I’ve previously mentioned a bit about advertising as a viable option and while I have found Goodreads to be somewhat rewarding, most of the limited advertising I’ve done has not translated into significant sales. Blog advertising is not terribly expensive so it’s worth trying if you don’t mind parting with small amounts of money. Blogads is a good site that will report your clicks as well as how many times your ad was shown. I think this type of advertising, however, is most effective when it can be specifically targeted. If you’ve written a diet book, you may find several sites that are about losing weight.
A more expensive route to investigate is using Kindle Nation Daily (KND). Prices range from $29.99 to $399.99. Whether or not you choose this route, I do like the amount of information that is provided by KND to help you make your decision. They provide a spreadsheet reporting by month the success of each campaign. Individual campaigns are listed by author, genre, and campaign type. The spreadsheet also reports where the book’s sales rank before the ad runs and at it’s peak while the ad is running. That’s helpful information! To see the most recent spreadsheet, click here. In addition to providing data, it’s been reported that KND has great customer service. As I get further into it, I will let you know if that can be confirmed!
There are several different types of ads you can run on KND, from one day to one month. It seems to be particularly successful for books that are free (separate campaigns exist for free books). KND also offers a free ebooktracker tool although I can’t say you will learn anything from it you can’t already get through your Amazon Author page.
One of the things that makes KND intriguing as an advertising option is that according to their site, they reach 138,000 people each day. That is significantly more than any blog could hope to reach. Also, wouldn’t you assume that most people who subscribe to KND are actually looking to buy books (or receive them for free)?

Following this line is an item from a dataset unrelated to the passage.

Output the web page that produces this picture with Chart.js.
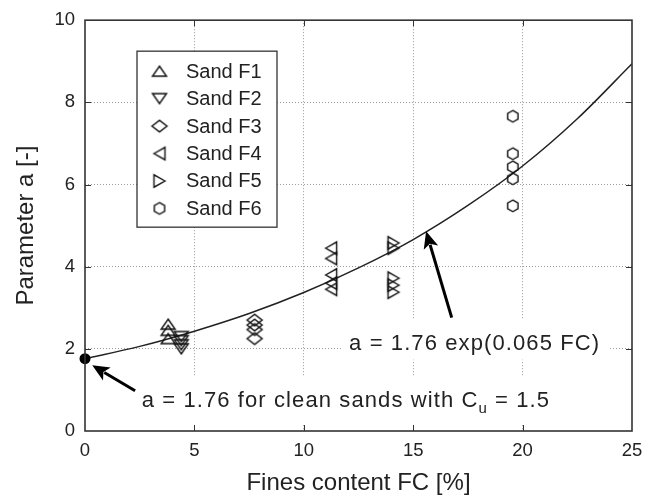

Another thing to be aware of with KND is that many of their campaigns are booked far in advance. If you have a book coming out soon and you want your promotion on KND to coincide with the book’s release, be sure to consult their schedule.

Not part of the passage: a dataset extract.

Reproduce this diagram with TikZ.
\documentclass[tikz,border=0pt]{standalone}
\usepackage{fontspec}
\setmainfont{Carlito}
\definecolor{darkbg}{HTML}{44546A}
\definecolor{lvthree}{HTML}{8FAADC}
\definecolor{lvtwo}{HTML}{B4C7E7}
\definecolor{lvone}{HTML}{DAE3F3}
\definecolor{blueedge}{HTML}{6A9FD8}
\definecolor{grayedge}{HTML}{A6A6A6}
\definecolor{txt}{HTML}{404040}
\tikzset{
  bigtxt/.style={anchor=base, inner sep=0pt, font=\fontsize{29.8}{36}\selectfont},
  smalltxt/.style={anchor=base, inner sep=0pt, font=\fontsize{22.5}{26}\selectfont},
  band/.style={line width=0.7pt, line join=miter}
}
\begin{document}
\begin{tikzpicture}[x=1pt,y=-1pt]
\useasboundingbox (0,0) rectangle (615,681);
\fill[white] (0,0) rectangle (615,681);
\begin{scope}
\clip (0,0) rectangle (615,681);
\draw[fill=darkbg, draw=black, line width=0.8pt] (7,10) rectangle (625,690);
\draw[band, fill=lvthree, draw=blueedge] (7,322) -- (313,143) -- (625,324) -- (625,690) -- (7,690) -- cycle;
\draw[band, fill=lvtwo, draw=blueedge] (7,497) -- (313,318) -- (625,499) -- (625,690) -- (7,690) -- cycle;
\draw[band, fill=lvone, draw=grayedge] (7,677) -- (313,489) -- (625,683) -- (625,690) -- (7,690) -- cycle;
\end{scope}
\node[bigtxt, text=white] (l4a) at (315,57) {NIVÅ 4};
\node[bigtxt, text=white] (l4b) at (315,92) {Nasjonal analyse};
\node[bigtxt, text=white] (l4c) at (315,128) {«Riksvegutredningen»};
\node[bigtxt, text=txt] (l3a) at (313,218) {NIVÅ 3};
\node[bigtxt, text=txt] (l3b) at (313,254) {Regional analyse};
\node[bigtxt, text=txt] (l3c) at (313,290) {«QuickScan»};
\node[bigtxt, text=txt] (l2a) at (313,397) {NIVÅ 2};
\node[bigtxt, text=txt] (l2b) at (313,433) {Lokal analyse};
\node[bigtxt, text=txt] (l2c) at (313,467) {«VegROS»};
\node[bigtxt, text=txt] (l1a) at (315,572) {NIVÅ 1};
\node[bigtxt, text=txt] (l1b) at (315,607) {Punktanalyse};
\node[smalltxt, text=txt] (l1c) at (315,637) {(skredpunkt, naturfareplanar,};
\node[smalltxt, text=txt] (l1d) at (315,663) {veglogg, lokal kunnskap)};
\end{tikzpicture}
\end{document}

Recently a friend who works in advertising asked whether or not I had pursued readings at the local library or at independent bookstores. I had not. This is not because I am opposed to the idea but mostly due to the feeling that independent book stores are not fans of self-published, independent authors – especially if they published with Amazon. Perhaps I’m wrong though and each store is different. If you think this is the case where you live, definitely pursue a signing or reading at your local store.
I have also just discovered Shelfari which is owned by Amazon. This is a site that is similar to Goodreads and allows you to add books and interact with other readers/writers through online community forums. LibraryThing is another site you may want to investigate. As with all of these types of sites, I only have two words of caution.
- Constant self-promotion will lose you friends and supporters on either site. It’s okay if there’s something specific but if every post has to do with publicizing your book, your posts will soon be spammed.
- Don’t join more sites than you can actually spend time on. If you spread yourself too thin, how will you find the time to write?
As I’ve said many times, marketing is hard work. Even harder, however, is finding what is the right approach for your book. Although I continue to make headway and sales have been steady, I’m still looking for that “big spike” that shows me some bit of marketing has really had an impact. Until then, I will keep trying and learning as I go along.